I’m with Purman, who says in the middle of this new understanding, “Why keep this a secret?” Why, indeed? Wind Blossom’s response is “So that people can sleep at night without the fear of Threadfall while they sleep.” Which doesn’t make sense. I think more people would sleep better knowing that watch-whers were the night patrol during night Threadfalls. And also, not knowing this has basically permitted the wholesale persecution of watch-whers on the planet, instead of understanding their vital role of keeping the planet safe in conditions where dragons and their riders aren’t as effective. I realize that all of the Threadfall mentioned in the books up to this point happens in the daytime, but if it follows a regular pattern, at some point a Hold has to be sieged by Thread during the night. Which would be a problem for the dragons and the riders, but nobody wakes up to find their fields devastated. Now we know why — the watch-whers have presumably been protecting them during the night. But if Aleesa is right and watch-whers have been either turned away or hunted just about everywhere that doesn’t have another use for them, there aren’t enough watch-whers on the planet to eat a full Threadfall. (Unless they breed wild in several parts of the planet and the humans haven’t discovered this.)
Which is to say, all in all, this doesn’t make any sense at all. The night patrol purpose of the watch-whers should be common knowledge, and yes, while they’re ugly, they should be seen as a valuable corps of Thread-fighters. Trying to stitch this knowledge in with the books that we’ve already experienced, near and far, is an exercise in the sort of explanations that comic book continuity is famous for. Expect headaches.
Further patching things on to the world, Purman is able to infer from all of this, and his own experience in having to breed a better grub because a fungus started destroying his grape vines, that Wind Blossom and M’hall suspect that disease vectors that affect fire-lizards could affect watch-whers and dragons, and that since there’s been ample time for mutation, the genetic immunity given to dragons and watch-whers might not be enough against mutated strains. There’s our reason for Talith’s cough, and Wind Blossom, M’hall, and Purman’s worries close out Chapter Two.
That’s a lot of new territory for exploration opened up in a single chapter.
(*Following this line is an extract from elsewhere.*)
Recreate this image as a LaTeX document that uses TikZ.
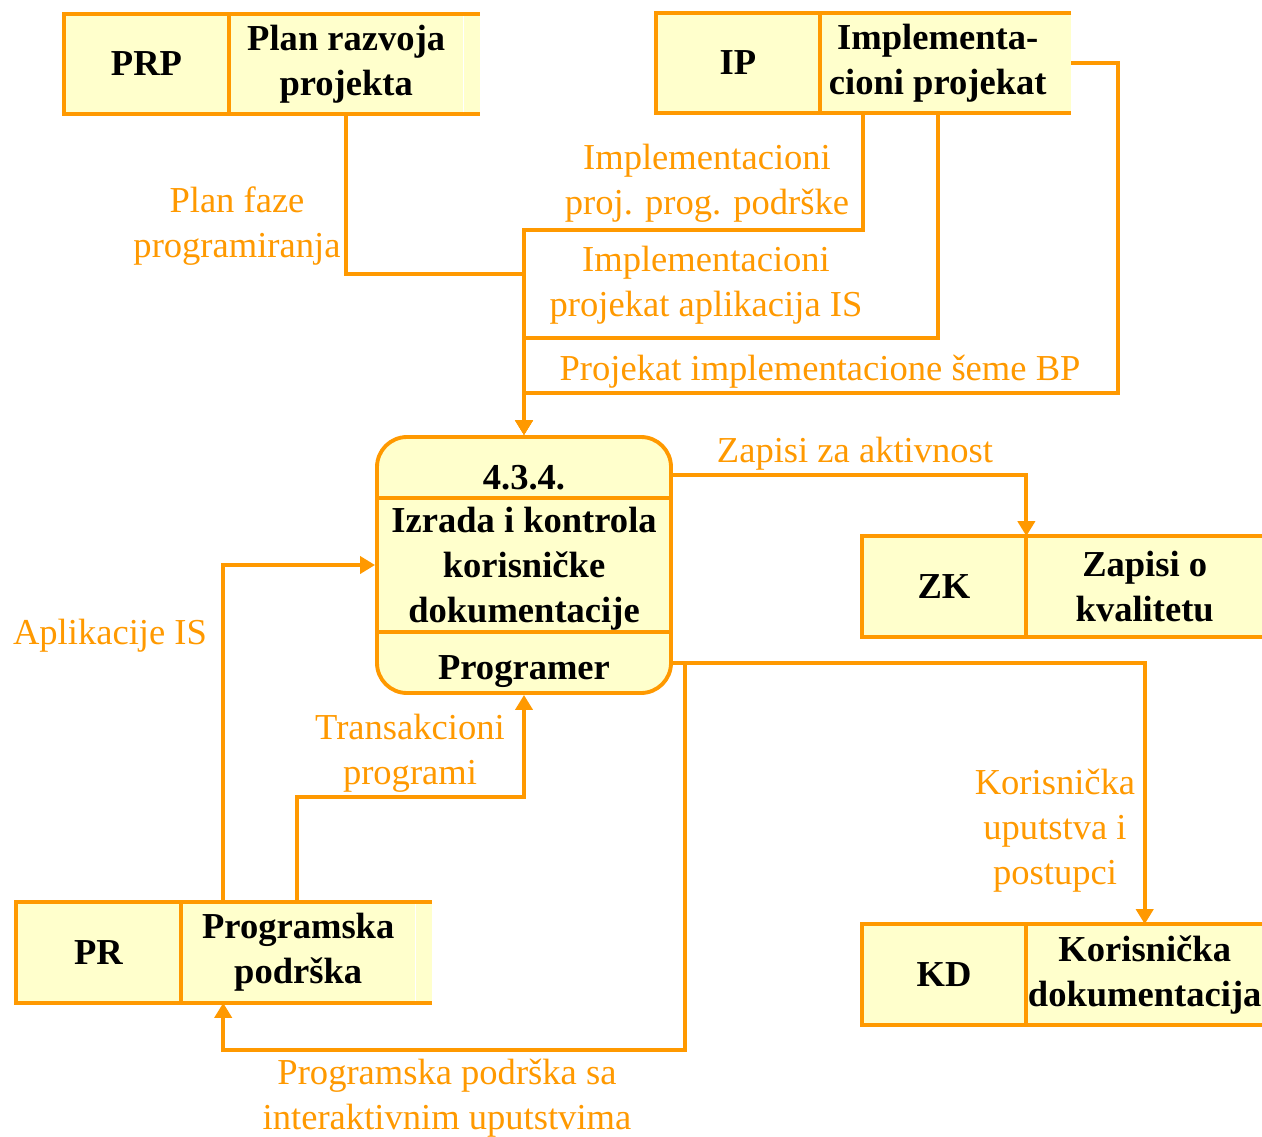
\documentclass[tikz,border=0pt]{standalone}
\usepackage{fontspec}
\setmainfont{Liberation Serif}
\usetikzlibrary{arrows.meta, positioning, calc}
\definecolor{dfdOrange}{HTML}{FF9900}
\definecolor{dfdYellow}{HTML}{FFFFCC}
\newcommand{\dfdfont}{\fontsize{20.8pt}{25.6pt}\selectfont}
\tikzset{
  >={Triangle[length=0.3cm, width=0.34cm]},
  storeid/.style={rectangle, fill=dfdYellow, minimum width=3.28cm,
    minimum height=2cm, inner sep=0pt, font=\dfdfont\bfseries},
  storename/.style={storeid, minimum width=4.68cm, align=center},
  storeline/.style={draw=dfdOrange, line width=2.2pt},
  procbox/.style={rectangle, rounded corners=0.6cm, draw=dfdOrange,
    fill=dfdYellow, line width=2.2pt, minimum width=5.88cm,
    minimum height=5.12cm},
  ptext/.style={font=\dfdfont\bfseries, align=center, inner sep=0pt},
  flow/.style={->, line width=2.2pt, draw=dfdOrange},
  flabel/.style={font=\dfdfont, text=dfdOrange, align=center, inner sep=0pt},
}
\begin{document}
\begin{tikzpicture}
  \useasboundingbox (0,0) rectangle (25.24,-22.72);

  % ---- Data stores --------------------------------------------------------
  \node[storeid] (prp) at (2.93,-1.28) {PRP};
  \node[storename, right=0pt of prp] (prpn) {Plan razvoja\\projekta};
  \node[storeid] (ip) at (14.76,-1.26) {IP};
  \node[storename, right=0pt of ip] (ipn) {Implementa-\\cioni projekat};
  \node[storeid] (zk) at (18.88,-11.73) {ZK};
  \node[storename, minimum width=4.72cm, right=0pt of zk] (zkn) {Zapisi o\\kvalitetu};
  \node[storeid] (kd) at (18.88,-19.49) {KD};
  \node[storename, minimum width=4.72cm, right=0pt of kd] (kdn) {Korisnička\\dokumentacija};
  \node[storeid] (pr) at (1.97,-19.05) {PR};
  \node[storename, right=0pt of pr] (prn) {Programska\\podrška};

  % open-ended outlines of the stores (the top and bottom run on a bit)
  \foreach \s/\ext in {prp/0.32, ip/0.32, zk/0, kd/0, pr/0.32} {
    \fill[dfdYellow] (\s n.north east) rectangle ($(\s n.south east)+(\ext,0)$);
    \draw[storeline] ($(\s n.north east)+(\ext,0)$) -- (\s.north west) -- (\s.south west)
      -- ($(\s n.south east)+(\ext,0)$) (\s.north east) -- (\s.south east);
  }

  % ---- Process 4.3.4. -----------------------------------------------------
  \node[procbox] (proc) at (10.48,-11.30) {};
  \draw[storeline] ($(proc.north west)+(0,-1.26)$) -- ($(proc.north east)+(0,-1.26)$);
  \draw[storeline] ($(proc.south west)+(0,1.26)$) -- ($(proc.south east)+(0,1.26)$);
  \node[ptext] (pnum)  at ($(proc.north)+(0,-0.86)$) {4.3.4.};
  \node[ptext] (pname) at ($(proc.center)+(0,-0.08)$) {Izrada i kontrola\\korisničke\\dokumentacije};
  \node[ptext] (prole) at ($(proc.south)+(0,0.46)$) {Programer};

  % ---- Inputs from above --------------------------------------------------
  \draw[flow] (prpn.south) |- ($(proc.north)+(0,3.22)$) -- (proc.north);
  \draw[flow] ($(ipn.south)+(-1.50,0)$) |- ($(proc.north)+(0,4.10)$) -- (proc.north);
  \draw[flow] (ipn.south) |- ($(proc.north)+(0,1.94)$) -- (proc.north);
  \draw[flow] ($(ipn.east)+(0.32,0)$) -- ++(0.94,0) |- ($(proc.north)+(0,0.84)$) -- (proc.north);

  \node[flabel] (lplan) at (4.74,-4.53) {Plan faze\\programiranja};
  \node[flabel] (lpps)  at (14.14,-3.67) {Implementacioni\\proj. prog. podrške};
  \node[flabel] (lpais) at (14.12,-5.71) {Implementacioni\\projekat aplikacija IS};
  \node[flabel] (lsbp)  at (16.40,-7.43) {Projekat implementacione šeme BP};

  % ---- Outputs --------------------------------------------------------------
  \draw[flow] ($(proc.east)+(0,1.80)$) -| (zk.north east);
  \draw[flow] ($(proc.east)+(0,-1.96)$) -| (kdn.north);
  % branch back to the program support store
  \draw[flow] ($(proc.east)+(0,-1.96)$) -- ++(0.24,0) -- ++(0,-7.74)
    -| ($(prn.south)+(-1.50,0)$);

  \node[flabel] (lza)  at (17.10,-9.07) {Zapisi za aktivnost};
  \node[flabel] (lkup) at (21.10,-16.61) {Korisnička\\uputstva i\\postupci};
  \node[flabel] (lpsi) at (8.94,-21.97) {Programska podrška sa\\interaktivnim uputstvima};

  % ---- Inputs from PR -------------------------------------------------------
  \draw[flow] ($(prn.north)+(-1.50,0)$) |- (proc.west);
  \draw[flow] ($(prn.north)+(-0.02,0)$) |- ($(proc.south)+(0,-2.04)$) -- (proc.south);

  \node[flabel] (lais) at (2.20,-12.71) {Aplikacije IS};
  \node[flabel] (ltp)  at (8.20,-15.07) {Transakcioni\\programi};

\end{tikzpicture}
\end{document}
I like the way that it redeems Wind Blossom from being unfavorably compared to her mother, because their purposes were different, but something like “watch-whers eat Thread at night” is the sort of thing that should be disseminated far and wide so that, like the grubs, people can always be on the lookout for them and to try and help establish breeding lines and spaces for them. With this new knowledge, Kindan shouldn’t have had any trouble at all finding a new watch-wher to come to the mines, instead of the convoluted plot with Aleesa, Zist, and the others. There doesn’t seem to be any real justification beyond the need to set up the current plot as to why vital information is being kept secret, and other pieces of information weren’t being translated to the desired technology level long before Thread accelerated the loss of that technology.
This is a good chapter for worldbuilding, but it really needed to be in with the previous set of books set at the colony era, and subsequent books needed to take this into account. That way we don’t have to fit it in to the pattern and stare at how poorly it grafts with everything else we’ve seen so far.